Restate the whole listing word for word. Pictures are left out.

....

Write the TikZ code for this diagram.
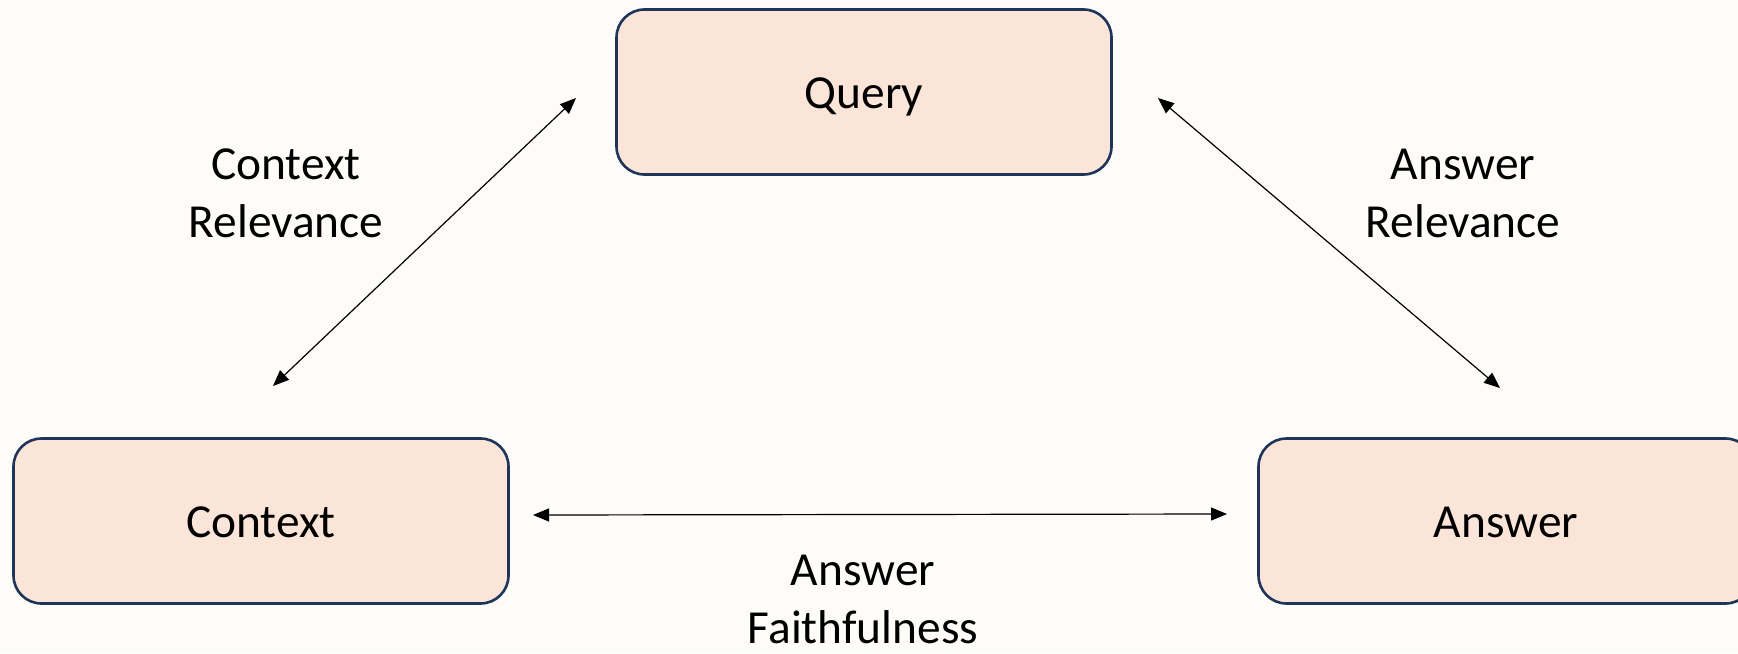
\documentclass[tikz,border=0pt]{standalone}
\usepackage{fontspec}
\setmainfont{Carlito}
\usetikzlibrary{arrows.meta}
\definecolor{bgcol}{HTML}{FEFCF9}
\definecolor{boxfill}{HTML}{FBE5D8}
\definecolor{boxline}{HTML}{1F3459}
\tikzset{
  metricbox/.style={draw=boxline, fill=boxfill, line width=1.3pt, rounded corners=14pt,
    minimum width=247.5pt, minimum height=82.5pt, inner sep=0pt,
    text height=16pt, text depth=0pt,
    font=\fontsize{23.7}{29}\selectfont},
  metriclabel/.style={align=center, inner sep=0pt, font=\fontsize{23.7}{29}\selectfont},
  biarrow/.style={draw=black, line width=0.6pt, {Triangle[length=8pt,width=6.5pt]}-{Triangle[length=8pt,width=6.5pt]}}
}
\begin{document}
\begin{tikzpicture}[x=0.5pt,y=-0.5pt]
\fill[bgcol] (0,0) rectangle (1738,653);
\useasboundingbox (0,0) rectangle (1738,653);
\clip (0,0) rectangle (1738,653);
\node[metricbox] (query) at (864,92) {Query};
\node[metricbox] (context) at (261,521) {Context};
\node[metricbox] (answer) at (1506,521) {Answer};
\coordinate (crA) at (273,386);
\coordinate (crB) at (576,98);
\coordinate (arA) at (1158,98);
\coordinate (arB) at (1500,388);
\coordinate (afA) at (533,515);
\coordinate (afB) at (1227,514);
\draw[biarrow] (crA) -- (crB);
\draw[biarrow] (arA) -- (arB);
\draw[biarrow] (afA) -- (afB);
\node[metriclabel] (crlabel) at (286,193) {Context\\Relevance};
\node[metriclabel] (arlabel) at (1463,193) {Answer\\Relevance};
\node[metriclabel] (aflabel) at (863,599) {Answer\\Faithfulness};
\end{tikzpicture}
\end{document}
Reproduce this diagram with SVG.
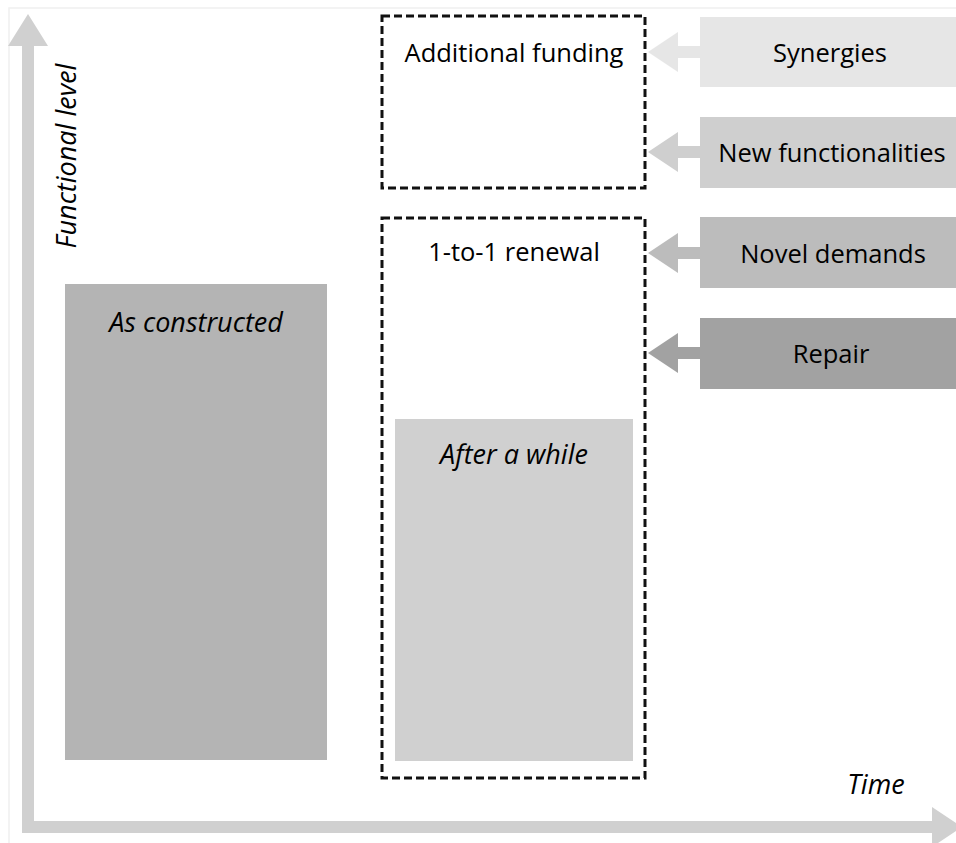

....

Final result:
Write the TikZ code for this diagram.
\documentclass[tikz,border=0pt]{standalone}
\usepackage{fontspec}
\setmainfont{Carlito}
\usetikzlibrary{arrows.meta}
\definecolor{bgcol}{HTML}{FEFCF9}
\definecolor{boxfill}{HTML}{FBE5D8}
\definecolor{boxline}{HTML}{1F3459}
\tikzset{
  metricbox/.style={draw=boxline, fill=boxfill, line width=1.3pt, rounded corners=14pt,
    minimum width=247.5pt, minimum height=82.5pt, inner sep=0pt,
    text height=16pt, text depth=0pt,
    font=\fontsize{23.7}{29}\selectfont},
  metriclabel/.style={align=center, inner sep=0pt, font=\fontsize{23.7}{29}\selectfont},
  biarrow/.style={draw=black, line width=0.6pt, {Triangle[length=8pt,width=6.5pt]}-{Triangle[length=8pt,width=6.5pt]}}
}
\begin{document}
\begin{tikzpicture}[x=0.5pt,y=-0.5pt]
\fill[bgcol] (0,0) rectangle (1738,653);
\useasboundingbox (0,0) rectangle (1738,653);
\clip (0,0) rectangle (1738,653);
\node[metricbox] (query) at (864,92) {Query};
\node[metricbox] (context) at (261,521) {Context};
\node[metricbox] (answer) at (1506,521) {Answer};
\coordinate (crA) at (273,386);
\coordinate (crB) at (576,98);
\coordinate (arA) at (1158,98);
\coordinate (arB) at (1500,388);
\coordinate (afA) at (533,515);
\coordinate (afB) at (1227,514);
\draw[biarrow] (crA) -- (crB);
\draw[biarrow] (arA) -- (arB);
\draw[biarrow] (afA) -- (afB);
\node[metriclabel] (crlabel) at (286,193) {Context\\Relevance};
\node[metriclabel] (arlabel) at (1463,193) {Answer\\Relevance};
\node[metriclabel] (aflabel) at (863,599) {Answer\\Faithfulness};
\end{tikzpicture}
\end{document}
Reproduce this diagram with SVG.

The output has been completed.